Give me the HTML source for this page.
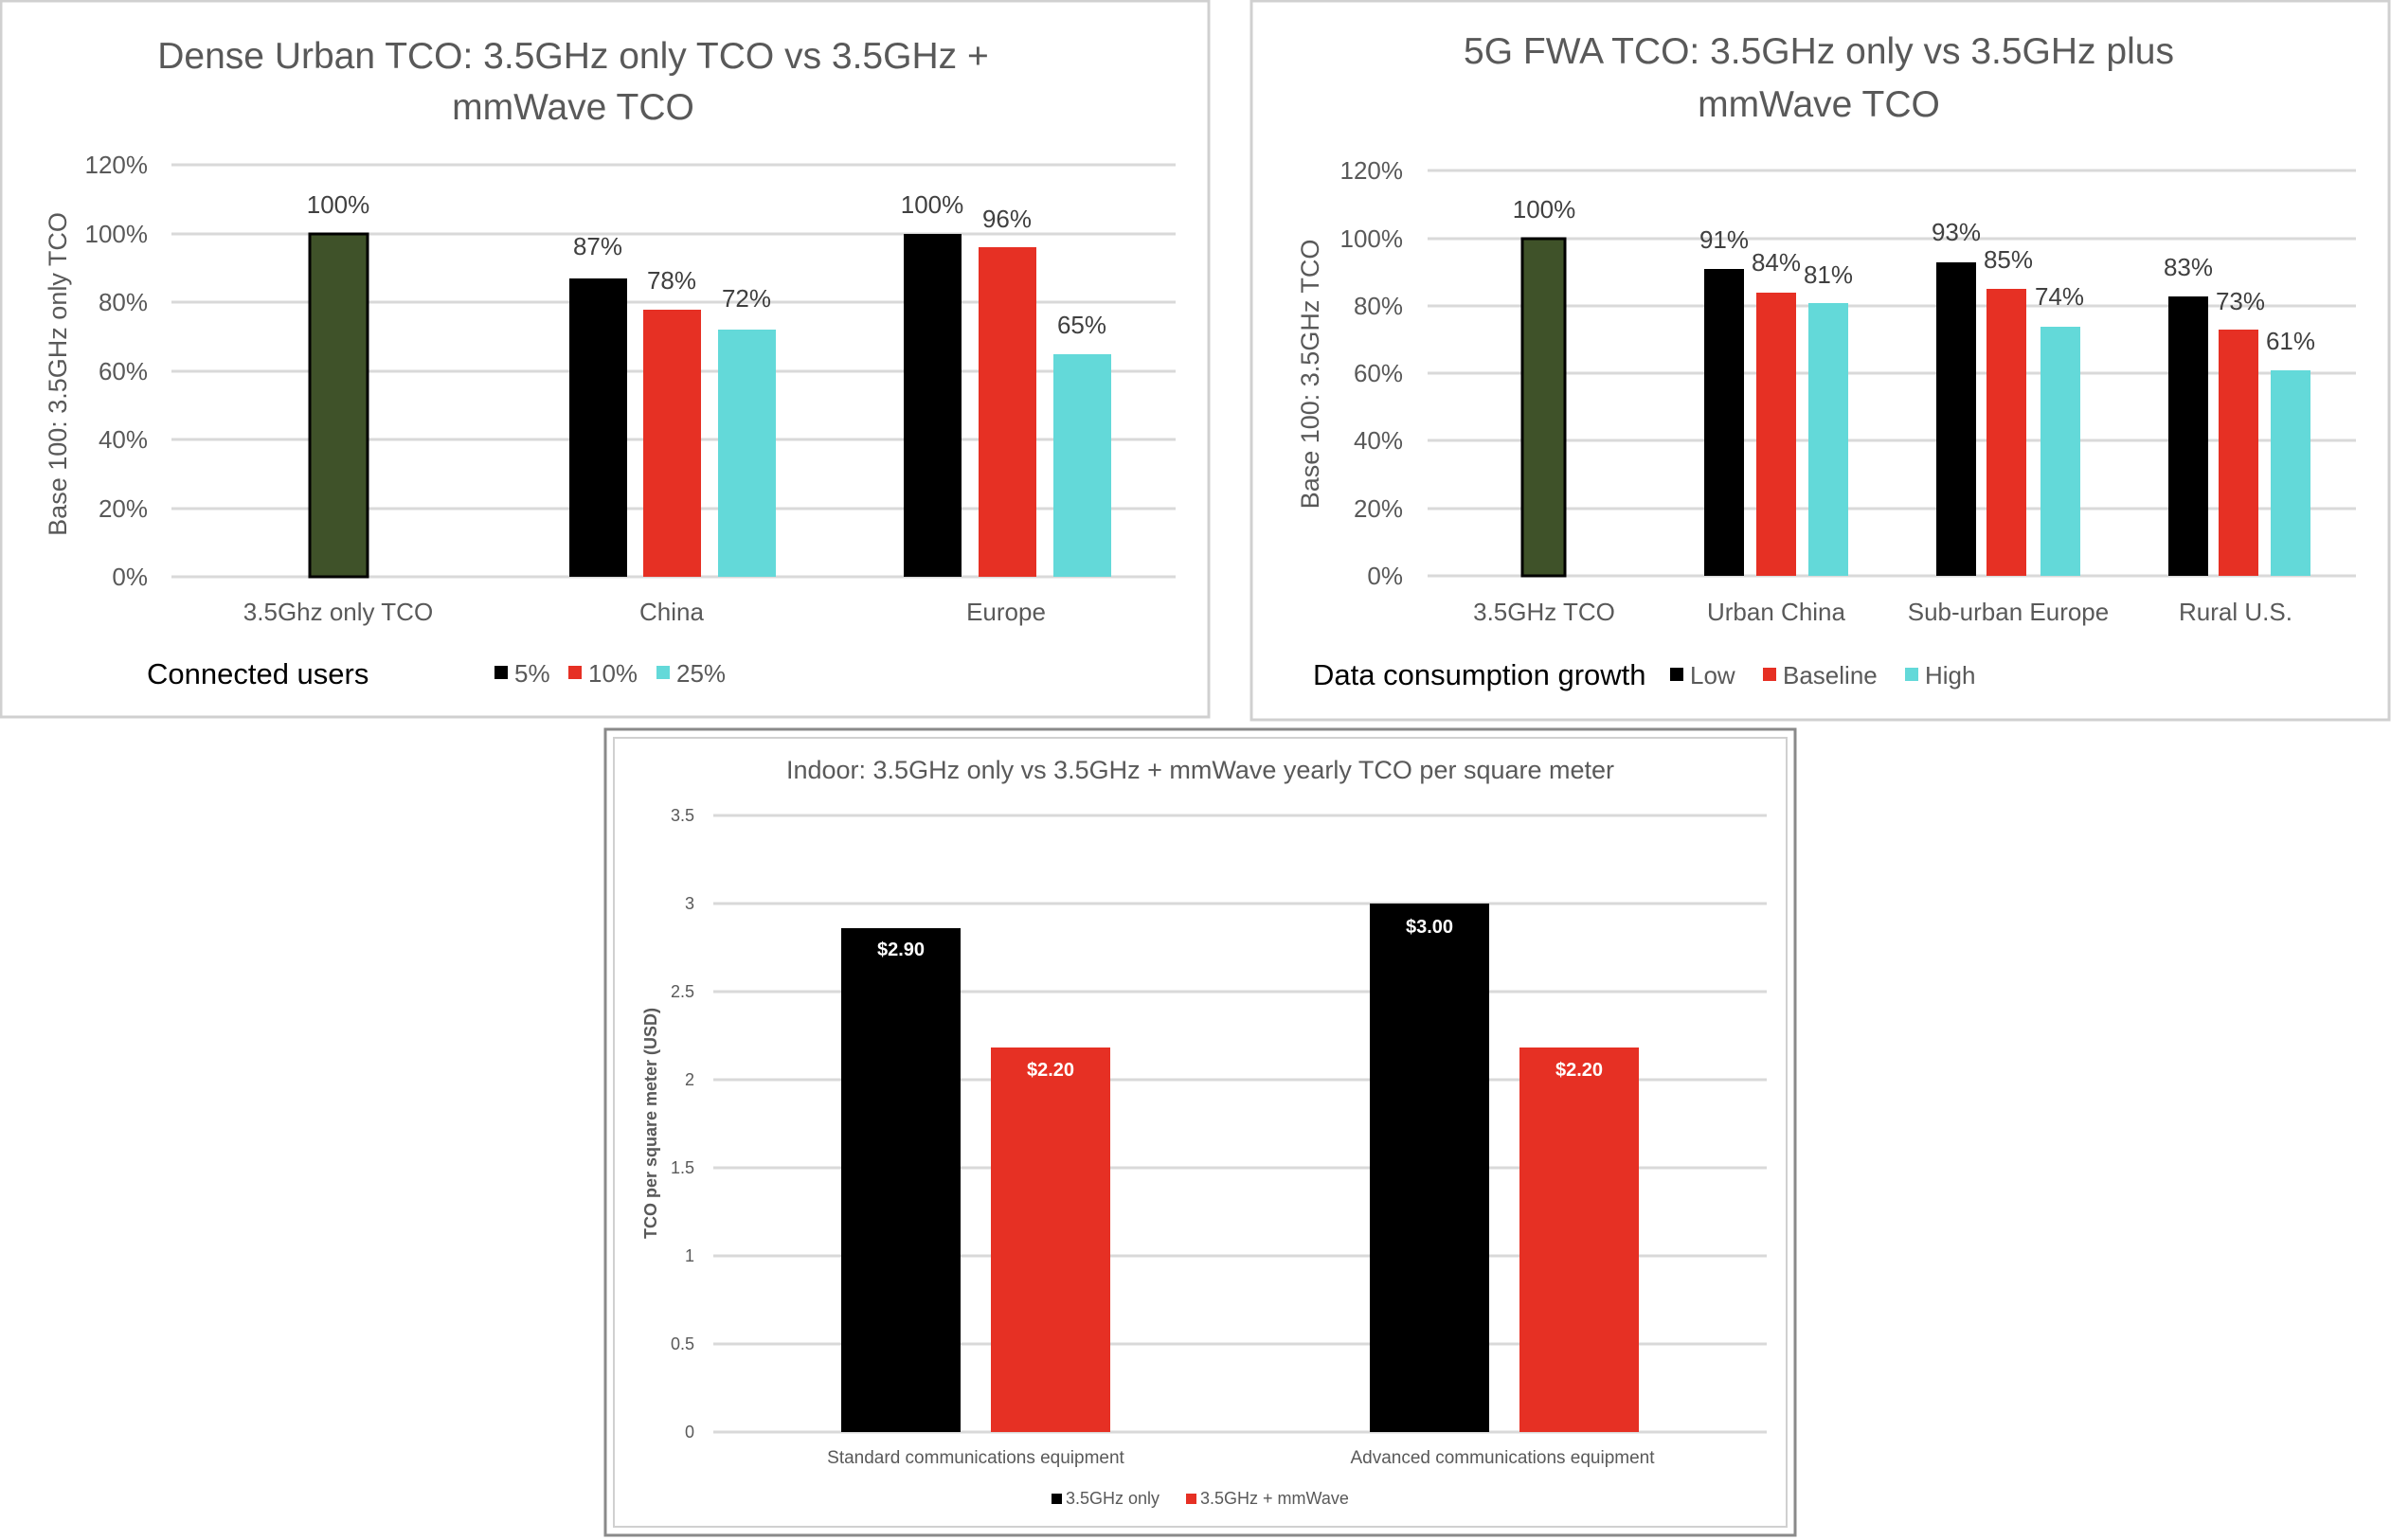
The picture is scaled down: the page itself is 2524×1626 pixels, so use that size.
<!DOCTYPE html>
<html><head><meta charset="utf-8"><style>
html,body{margin:0;padding:0;background:#fff;}
svg{display:block;font-family:"Liberation Sans Narrow","Liberation Sans",sans-serif;}
</style></head><body>
<svg width="2524" height="1626" viewBox="0 0 2524 1626" xmlns="http://www.w3.org/2000/svg">
<rect width="2524" height="1626" fill="#fff"/>
<!-- Chart 1 -->
<rect x="1" y="1" width="1275" height="756" fill="#fff" stroke="#d0d0d0" stroke-width="3"/>
<g fill="#595959" font-size="39" text-anchor="middle">
<text x="605" y="72">Dense Urban TCO: 3.5GHz only TCO vs 3.5GHz +</text>
<text x="605" y="126">mmWave TCO</text>
</g>
<g stroke="#d9d9d9" stroke-width="3">
<line x1="181" x2="1241" y1="174" y2="174"/><line x1="181" x2="1241" y1="247" y2="247"/>
<line x1="181" x2="1241" y1="319" y2="319"/><line x1="181" x2="1241" y1="392" y2="392"/>
<line x1="181" x2="1241" y1="464" y2="464"/><line x1="181" x2="1241" y1="537" y2="537"/>
<line x1="181" x2="1241" y1="609" y2="609"/>
</g>
<g fill="#595959" font-size="26" text-anchor="end">
<text x="156" y="183">120%</text><text x="156" y="256">100%</text><text x="156" y="328">80%</text>
<text x="156" y="401">60%</text><text x="156" y="473">40%</text><text x="156" y="546">20%</text><text x="156" y="618">0%</text>
</g>
<text transform="translate(70,395) rotate(-90)" fill="#595959" font-size="27" text-anchor="middle" font-family="Liberation Sans,sans-serif">Base 100: 3.5GHz only TCO</text>
<rect x="327" y="247" width="61" height="362" fill="#3f5229" stroke="#000" stroke-width="3"/>
<rect x="601" y="294" width="61" height="315" fill="#000"/>
<rect x="679" y="327" width="61" height="282" fill="#e63024"/>
<rect x="758" y="348" width="61" height="261" fill="#63d9d9"/>
<rect x="954" y="247" width="61" height="362" fill="#000"/>
<rect x="1033" y="261" width="61" height="348" fill="#e63024"/>
<rect x="1112" y="374" width="61" height="235" fill="#63d9d9"/>
<g fill="#404040" font-size="26" text-anchor="middle">
<text x="357" y="225">100%</text><text x="631" y="269">87%</text><text x="709" y="305">78%</text>
<text x="788" y="324">72%</text><text x="984" y="225">100%</text><text x="1063" y="240">96%</text><text x="1142" y="352">65%</text>
</g>
<g fill="#595959" font-size="26" text-anchor="middle">
<text x="357" y="655">3.5Ghz only TCO</text><text x="709" y="655">China</text><text x="1062" y="655">Europe</text>
</g>
<text x="155" y="722" fill="#000" font-size="31">Connected users</text>
<rect x="522" y="703" width="14" height="14" fill="#000"/><text x="543" y="720" fill="#595959" font-size="26">5%</text>
<rect x="600" y="703" width="14" height="14" fill="#e63024"/><text x="621" y="720" fill="#595959" font-size="26">10%</text>
<rect x="693" y="703" width="14" height="14" fill="#63d9d9"/><text x="714" y="720" fill="#595959" font-size="26">25%</text>

<!-- Chart 2 -->
<rect x="1321" y="1" width="1201" height="759" fill="#fff" stroke="#d0d0d0" stroke-width="3"/>
<g fill="#595959" font-size="39" text-anchor="middle">
<text x="1920" y="67">5G FWA TCO: 3.5GHz only vs 3.5GHz plus</text>
<text x="1920" y="123">mmWave TCO</text>
</g>
<g stroke="#d9d9d9" stroke-width="3">
<line x1="1507" x2="2487" y1="180" y2="180"/><line x1="1507" x2="2487" y1="252" y2="252"/>
<line x1="1507" x2="2487" y1="323" y2="323"/><line x1="1507" x2="2487" y1="394" y2="394"/>
<line x1="1507" x2="2487" y1="465" y2="465"/><line x1="1507" x2="2487" y1="537" y2="537"/>
<line x1="1507" x2="2487" y1="608" y2="608"/>
</g>
<g fill="#595959" font-size="26" text-anchor="end">
<text x="1481" y="189">120%</text><text x="1481" y="261">100%</text><text x="1481" y="332">80%</text>
<text x="1481" y="403">60%</text><text x="1481" y="474">40%</text><text x="1481" y="546">20%</text><text x="1481" y="617">0%</text>
</g>
<text transform="translate(1392,395) rotate(-90)" fill="#595959" font-size="27" text-anchor="middle" font-family="Liberation Sans,sans-serif">Base 100: 3.5GHz TCO</text>
<rect x="1607" y="252" width="45" height="356" fill="#3f5229" stroke="#000" stroke-width="3"/>
<rect x="1799" y="284" width="42" height="324" fill="#000"/>
<rect x="1854" y="309" width="42" height="299" fill="#e63024"/>
<rect x="1909" y="320" width="42" height="288" fill="#63d9d9"/>
<rect x="2044" y="277" width="42" height="331" fill="#000"/>
<rect x="2097" y="305" width="42" height="303" fill="#e63024"/>
<rect x="2154" y="345" width="42" height="263" fill="#63d9d9"/>
<rect x="2289" y="313" width="42" height="295" fill="#000"/>
<rect x="2342" y="348" width="42" height="260" fill="#e63024"/>
<rect x="2397" y="391" width="42" height="217" fill="#63d9d9"/>
<g fill="#404040" font-size="26" text-anchor="middle">
<text x="1630" y="230">100%</text><text x="1820" y="262">91%</text><text x="1875" y="286">84%</text>
<text x="1930" y="299">81%</text><text x="2065" y="254">93%</text><text x="2120" y="283">85%</text>
<text x="2174" y="322">74%</text><text x="2310" y="291">83%</text><text x="2365" y="327">73%</text><text x="2418" y="369">61%</text>
</g>
<g fill="#595959" font-size="26" text-anchor="middle">
<text x="1630" y="655">3.5GHz TCO</text><text x="1875" y="655">Urban China</text>
<text x="2120" y="655">Sub-urban Europe</text><text x="2360" y="655">Rural U.S.</text>
</g>
<text x="1386" y="723" fill="#000" font-size="31">Data consumption growth</text>
<rect x="1763" y="705" width="14" height="14" fill="#000"/><text x="1784" y="722" fill="#595959" font-size="26">Low</text>
<rect x="1861" y="705" width="14" height="14" fill="#e63024"/><text x="1882" y="722" fill="#595959" font-size="26">Baseline</text>
<rect x="2011" y="705" width="14" height="14" fill="#63d9d9"/><text x="2032" y="722" fill="#595959" font-size="26">High</text>

<!-- Chart 3 -->
<rect x="639" y="770" width="1256" height="851" fill="#fff" stroke="#8a8a8a" stroke-width="3"/>
<rect x="648" y="779" width="1238" height="833" fill="none" stroke="#d0d0d0" stroke-width="2"/>
<text x="1267" y="822" fill="#595959" font-size="27" text-anchor="middle">Indoor: 3.5GHz only vs 3.5GHz + mmWave yearly TCO per square meter</text>
<g stroke="#d9d9d9" stroke-width="3">
<line x1="753" x2="1865" y1="861" y2="861"/><line x1="753" x2="1865" y1="954" y2="954"/>
<line x1="753" x2="1865" y1="1047" y2="1047"/><line x1="753" x2="1865" y1="1140" y2="1140"/>
<line x1="753" x2="1865" y1="1233" y2="1233"/><line x1="753" x2="1865" y1="1326" y2="1326"/>
<line x1="753" x2="1865" y1="1419" y2="1419"/><line x1="753" x2="1865" y1="1512" y2="1512"/>
</g>
<g fill="#595959" font-size="18" text-anchor="end">
<text x="733" y="867">3.5</text><text x="733" y="960">3</text><text x="733" y="1053">2.5</text><text x="733" y="1146">2</text>
<text x="733" y="1239">1.5</text><text x="733" y="1332">1</text><text x="733" y="1425">0.5</text><text x="733" y="1518">0</text>
</g>
<text transform="translate(693,1186) rotate(-90)" fill="#595959" font-size="18" font-weight="bold" text-anchor="middle" font-family="Liberation Sans,sans-serif">TCO per square meter (USD)</text>
<rect x="888" y="980" width="126" height="532" fill="#000"/>
<rect x="1046" y="1106" width="126" height="406" fill="#e63024"/>
<rect x="1446" y="954" width="126" height="558" fill="#000"/>
<rect x="1604" y="1106" width="126" height="406" fill="#e63024"/>
<g fill="#fff" font-size="20" text-anchor="middle" font-weight="bold">
<text x="951" y="1009">$2.90</text><text x="1109" y="1136">$2.20</text>
<text x="1509" y="985">$3.00</text><text x="1667" y="1136">$2.20</text>
</g>
<g fill="#595959" font-size="19" text-anchor="middle">
<text x="1030" y="1545">Standard communications equipment</text>
<text x="1586" y="1545">Advanced communications equipment</text>
</g>
<rect x="1110" y="1577" width="11" height="11" fill="#000"/><text x="1125" y="1588" fill="#595959" font-size="18">3.5GHz only</text>
<rect x="1252" y="1577" width="11" height="11" fill="#e63024"/><text x="1267" y="1588" fill="#595959" font-size="18">3.5GHz + mmWave</text>
</svg>
</body></html>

# # # #

**The exercise:** Pull out each line containing the word "page" and copy it.

**Complete output:**
Give me the HTML source for this page.
The picture is scaled down: the page itself is 2524×1626 pixels, so use that size.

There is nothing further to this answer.